— start —

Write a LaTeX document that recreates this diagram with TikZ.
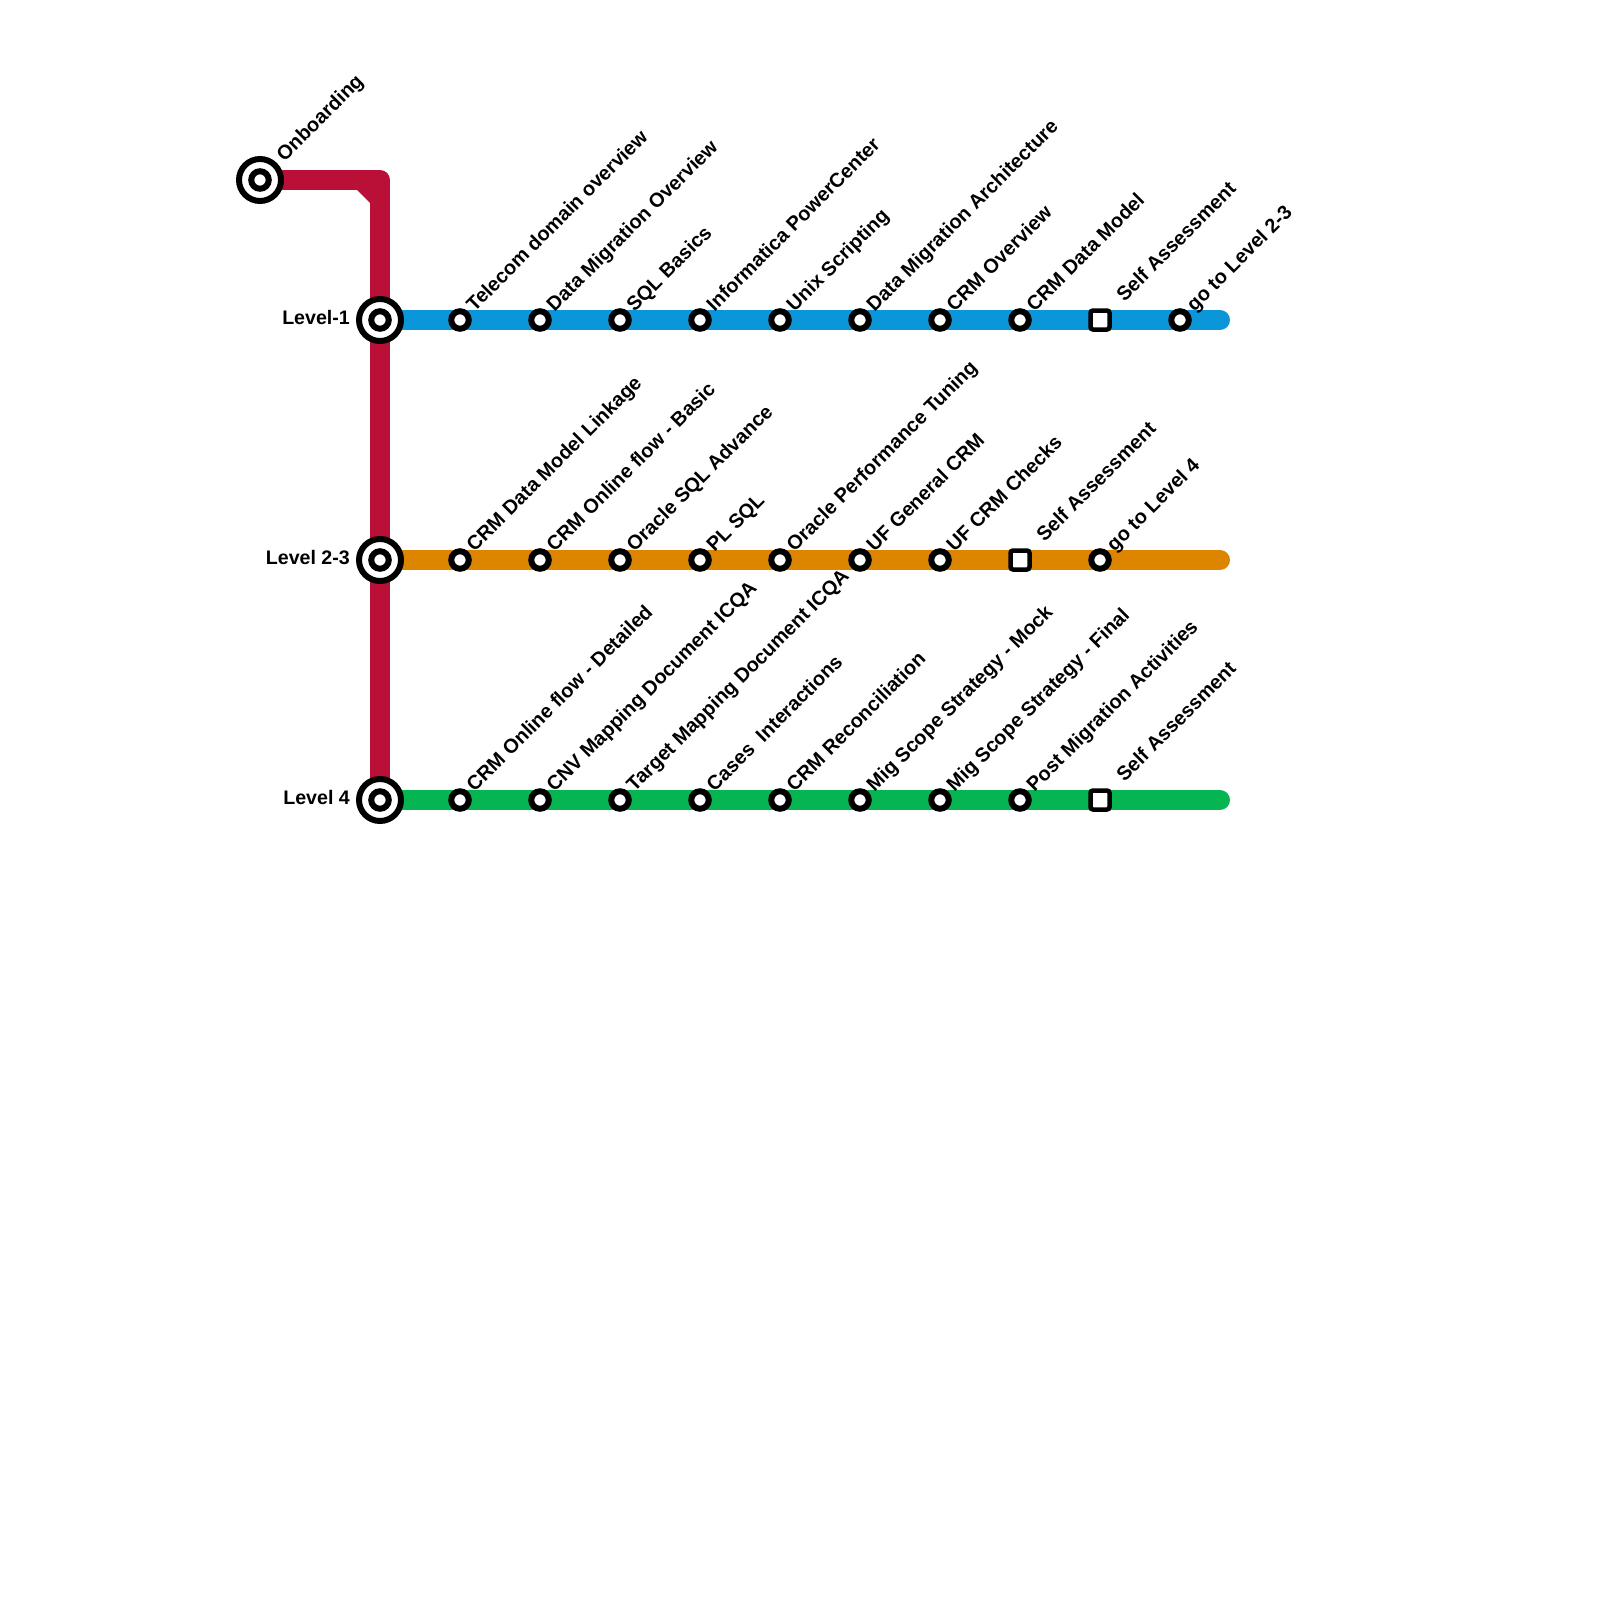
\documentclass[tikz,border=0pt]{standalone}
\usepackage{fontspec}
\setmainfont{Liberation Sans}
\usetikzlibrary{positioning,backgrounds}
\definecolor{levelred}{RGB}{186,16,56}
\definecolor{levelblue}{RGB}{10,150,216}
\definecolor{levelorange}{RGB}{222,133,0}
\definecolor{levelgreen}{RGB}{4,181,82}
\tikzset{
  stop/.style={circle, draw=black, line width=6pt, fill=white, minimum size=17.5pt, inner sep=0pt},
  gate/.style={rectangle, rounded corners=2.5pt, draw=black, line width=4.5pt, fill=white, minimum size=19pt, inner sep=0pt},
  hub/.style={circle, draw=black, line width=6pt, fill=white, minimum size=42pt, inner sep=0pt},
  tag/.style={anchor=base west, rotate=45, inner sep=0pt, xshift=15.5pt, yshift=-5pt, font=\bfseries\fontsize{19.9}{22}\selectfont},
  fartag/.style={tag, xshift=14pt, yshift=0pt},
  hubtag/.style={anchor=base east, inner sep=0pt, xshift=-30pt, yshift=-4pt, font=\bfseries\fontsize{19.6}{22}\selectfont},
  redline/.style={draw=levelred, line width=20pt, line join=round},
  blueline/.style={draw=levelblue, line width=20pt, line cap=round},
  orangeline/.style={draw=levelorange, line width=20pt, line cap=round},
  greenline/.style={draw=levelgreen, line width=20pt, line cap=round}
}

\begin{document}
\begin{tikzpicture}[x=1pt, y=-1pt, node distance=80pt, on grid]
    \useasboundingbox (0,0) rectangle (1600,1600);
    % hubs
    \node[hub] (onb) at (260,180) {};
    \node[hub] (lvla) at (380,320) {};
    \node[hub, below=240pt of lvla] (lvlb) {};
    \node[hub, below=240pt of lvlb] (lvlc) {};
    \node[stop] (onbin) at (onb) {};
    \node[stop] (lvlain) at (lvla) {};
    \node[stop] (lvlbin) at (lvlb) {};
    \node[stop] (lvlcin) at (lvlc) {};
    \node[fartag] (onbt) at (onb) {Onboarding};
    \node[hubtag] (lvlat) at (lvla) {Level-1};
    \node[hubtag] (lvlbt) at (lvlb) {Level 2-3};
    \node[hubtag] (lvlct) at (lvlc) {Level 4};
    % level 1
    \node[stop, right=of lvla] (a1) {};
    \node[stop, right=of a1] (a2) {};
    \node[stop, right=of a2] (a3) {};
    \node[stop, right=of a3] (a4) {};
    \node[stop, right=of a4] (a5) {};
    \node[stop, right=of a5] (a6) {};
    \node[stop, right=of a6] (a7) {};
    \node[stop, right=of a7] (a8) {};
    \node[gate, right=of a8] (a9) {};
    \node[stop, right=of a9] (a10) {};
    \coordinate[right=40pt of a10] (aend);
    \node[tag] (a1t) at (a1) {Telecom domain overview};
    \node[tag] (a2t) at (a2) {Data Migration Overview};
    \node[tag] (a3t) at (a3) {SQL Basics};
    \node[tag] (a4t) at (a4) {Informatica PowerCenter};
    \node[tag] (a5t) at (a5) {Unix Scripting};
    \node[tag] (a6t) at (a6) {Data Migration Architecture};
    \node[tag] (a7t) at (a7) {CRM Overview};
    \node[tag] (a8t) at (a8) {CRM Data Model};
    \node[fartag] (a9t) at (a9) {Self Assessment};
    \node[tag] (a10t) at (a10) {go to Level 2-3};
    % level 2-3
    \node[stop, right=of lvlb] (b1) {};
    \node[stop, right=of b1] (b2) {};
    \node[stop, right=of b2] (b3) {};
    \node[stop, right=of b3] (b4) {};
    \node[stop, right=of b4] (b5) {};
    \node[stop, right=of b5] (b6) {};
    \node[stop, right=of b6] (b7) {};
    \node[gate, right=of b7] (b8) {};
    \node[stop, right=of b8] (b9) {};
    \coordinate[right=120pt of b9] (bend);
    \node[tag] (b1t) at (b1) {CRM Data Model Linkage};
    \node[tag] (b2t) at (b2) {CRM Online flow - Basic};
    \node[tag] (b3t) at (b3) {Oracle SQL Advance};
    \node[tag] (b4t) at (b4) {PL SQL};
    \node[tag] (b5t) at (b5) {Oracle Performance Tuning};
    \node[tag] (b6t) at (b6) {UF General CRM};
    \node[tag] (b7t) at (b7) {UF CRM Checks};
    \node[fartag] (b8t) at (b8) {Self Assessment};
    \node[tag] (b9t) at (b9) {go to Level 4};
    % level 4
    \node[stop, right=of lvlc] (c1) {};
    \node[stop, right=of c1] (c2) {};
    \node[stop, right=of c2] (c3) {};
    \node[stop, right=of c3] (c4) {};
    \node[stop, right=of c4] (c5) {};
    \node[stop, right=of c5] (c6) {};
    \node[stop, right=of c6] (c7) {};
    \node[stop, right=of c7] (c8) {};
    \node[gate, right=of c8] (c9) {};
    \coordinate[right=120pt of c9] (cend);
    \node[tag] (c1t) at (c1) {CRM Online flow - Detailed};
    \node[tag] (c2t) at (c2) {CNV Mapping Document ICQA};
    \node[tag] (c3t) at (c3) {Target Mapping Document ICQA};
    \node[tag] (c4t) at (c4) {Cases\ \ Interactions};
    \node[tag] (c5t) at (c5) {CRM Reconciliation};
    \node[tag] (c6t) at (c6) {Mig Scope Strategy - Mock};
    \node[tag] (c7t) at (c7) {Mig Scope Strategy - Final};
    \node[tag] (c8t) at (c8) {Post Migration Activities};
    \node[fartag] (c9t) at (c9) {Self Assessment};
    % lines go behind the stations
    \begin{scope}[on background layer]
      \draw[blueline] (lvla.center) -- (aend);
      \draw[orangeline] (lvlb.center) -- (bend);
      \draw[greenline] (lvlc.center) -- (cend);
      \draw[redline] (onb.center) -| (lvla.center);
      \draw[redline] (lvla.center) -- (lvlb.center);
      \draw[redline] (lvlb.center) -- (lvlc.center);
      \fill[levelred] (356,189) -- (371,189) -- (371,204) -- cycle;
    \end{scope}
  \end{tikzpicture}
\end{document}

— end —

# Directions for this task
With the pictures left out, transcribe the material exactly.

# Final result
Write a LaTeX document that recreates this diagram with TikZ.
\documentclass[tikz,border=0pt]{standalone}
\usepackage{fontspec}
\setmainfont{Liberation Sans}
\usetikzlibrary{positioning,backgrounds}
\definecolor{levelred}{RGB}{186,16,56}
\definecolor{levelblue}{RGB}{10,150,216}
\definecolor{levelorange}{RGB}{222,133,0}
\definecolor{levelgreen}{RGB}{4,181,82}
\tikzset{
  stop/.style={circle, draw=black, line width=6pt, fill=white, minimum size=17.5pt, inner sep=0pt},
  gate/.style={rectangle, rounded corners=2.5pt, draw=black, line width=4.5pt, fill=white, minimum size=19pt, inner sep=0pt},
  hub/.style={circle, draw=black, line width=6pt, fill=white, minimum size=42pt, inner sep=0pt},
  tag/.style={anchor=base west, rotate=45, inner sep=0pt, xshift=15.5pt, yshift=-5pt, font=\bfseries\fontsize{19.9}{22}\selectfont},
  fartag/.style={tag, xshift=14pt, yshift=0pt},
  hubtag/.style={anchor=base east, inner sep=0pt, xshift=-30pt, yshift=-4pt, font=\bfseries\fontsize{19.6}{22}\selectfont},
  redline/.style={draw=levelred, line width=20pt, line join=round},
  blueline/.style={draw=levelblue, line width=20pt, line cap=round},
  orangeline/.style={draw=levelorange, line width=20pt, line cap=round},
  greenline/.style={draw=levelgreen, line width=20pt, line cap=round}
}

\begin{document}
\begin{tikzpicture}[x=1pt, y=-1pt, node distance=80pt, on grid]
    \useasboundingbox (0,0) rectangle (1600,1600);
    % hubs
    \node[hub] (onb) at (260,180) {};
    \node[hub] (lvla) at (380,320) {};
    \node[hub, below=240pt of lvla] (lvlb) {};
    \node[hub, below=240pt of lvlb] (lvlc) {};
    \node[stop] (onbin) at (onb) {};
    \node[stop] (lvlain) at (lvla) {};
    \node[stop] (lvlbin) at (lvlb) {};
    \node[stop] (lvlcin) at (lvlc) {};
    \node[fartag] (onbt) at (onb) {Onboarding};
    \node[hubtag] (lvlat) at (lvla) {Level-1};
    \node[hubtag] (lvlbt) at (lvlb) {Level 2-3};
    \node[hubtag] (lvlct) at (lvlc) {Level 4};
    % level 1
    \node[stop, right=of lvla] (a1) {};
    \node[stop, right=of a1] (a2) {};
    \node[stop, right=of a2] (a3) {};
    \node[stop, right=of a3] (a4) {};
    \node[stop, right=of a4] (a5) {};
    \node[stop, right=of a5] (a6) {};
    \node[stop, right=of a6] (a7) {};
    \node[stop, right=of a7] (a8) {};
    \node[gate, right=of a8] (a9) {};
    \node[stop, right=of a9] (a10) {};
    \coordinate[right=40pt of a10] (aend);
    \node[tag] (a1t) at (a1) {Telecom domain overview};
    \node[tag] (a2t) at (a2) {Data Migration Overview};
    \node[tag] (a3t) at (a3) {SQL Basics};
    \node[tag] (a4t) at (a4) {Informatica PowerCenter};
    \node[tag] (a5t) at (a5) {Unix Scripting};
    \node[tag] (a6t) at (a6) {Data Migration Architecture};
    \node[tag] (a7t) at (a7) {CRM Overview};
    \node[tag] (a8t) at (a8) {CRM Data Model};
    \node[fartag] (a9t) at (a9) {Self Assessment};
    \node[tag] (a10t) at (a10) {go to Level 2-3};
    % level 2-3
    \node[stop, right=of lvlb] (b1) {};
    \node[stop, right=of b1] (b2) {};
    \node[stop, right=of b2] (b3) {};
    \node[stop, right=of b3] (b4) {};
    \node[stop, right=of b4] (b5) {};
    \node[stop, right=of b5] (b6) {};
    \node[stop, right=of b6] (b7) {};
    \node[gate, right=of b7] (b8) {};
    \node[stop, right=of b8] (b9) {};
    \coordinate[right=120pt of b9] (bend);
    \node[tag] (b1t) at (b1) {CRM Data Model Linkage};
    \node[tag] (b2t) at (b2) {CRM Online flow - Basic};
    \node[tag] (b3t) at (b3) {Oracle SQL Advance};
    \node[tag] (b4t) at (b4) {PL SQL};
    \node[tag] (b5t) at (b5) {Oracle Performance Tuning};
    \node[tag] (b6t) at (b6) {UF General CRM};
    \node[tag] (b7t) at (b7) {UF CRM Checks};
    \node[fartag] (b8t) at (b8) {Self Assessment};
    \node[tag] (b9t) at (b9) {go to Level 4};
    % level 4
    \node[stop, right=of lvlc] (c1) {};
    \node[stop, right=of c1] (c2) {};
    \node[stop, right=of c2] (c3) {};
    \node[stop, right=of c3] (c4) {};
    \node[stop, right=of c4] (c5) {};
    \node[stop, right=of c5] (c6) {};
    \node[stop, right=of c6] (c7) {};
    \node[stop, right=of c7] (c8) {};
    \node[gate, right=of c8] (c9) {};
    \coordinate[right=120pt of c9] (cend);
    \node[tag] (c1t) at (c1) {CRM Online flow - Detailed};
    \node[tag] (c2t) at (c2) {CNV Mapping Document ICQA};
    \node[tag] (c3t) at (c3) {Target Mapping Document ICQA};
    \node[tag] (c4t) at (c4) {Cases\ \ Interactions};
    \node[tag] (c5t) at (c5) {CRM Reconciliation};
    \node[tag] (c6t) at (c6) {Mig Scope Strategy - Mock};
    \node[tag] (c7t) at (c7) {Mig Scope Strategy - Final};
    \node[tag] (c8t) at (c8) {Post Migration Activities};
    \node[fartag] (c9t) at (c9) {Self Assessment};
    % lines go behind the stations
    \begin{scope}[on background layer]
      \draw[blueline] (lvla.center) -- (aend);
      \draw[orangeline] (lvlb.center) -- (bend);
      \draw[greenline] (lvlc.center) -- (cend);
      \draw[redline] (onb.center) -| (lvla.center);
      \draw[redline] (lvla.center) -- (lvlb.center);
      \draw[redline] (lvlb.center) -- (lvlc.center);
      \fill[levelred] (356,189) -- (371,189) -- (371,204) -- cycle;
    \end{scope}
  \end{tikzpicture}
\end{document}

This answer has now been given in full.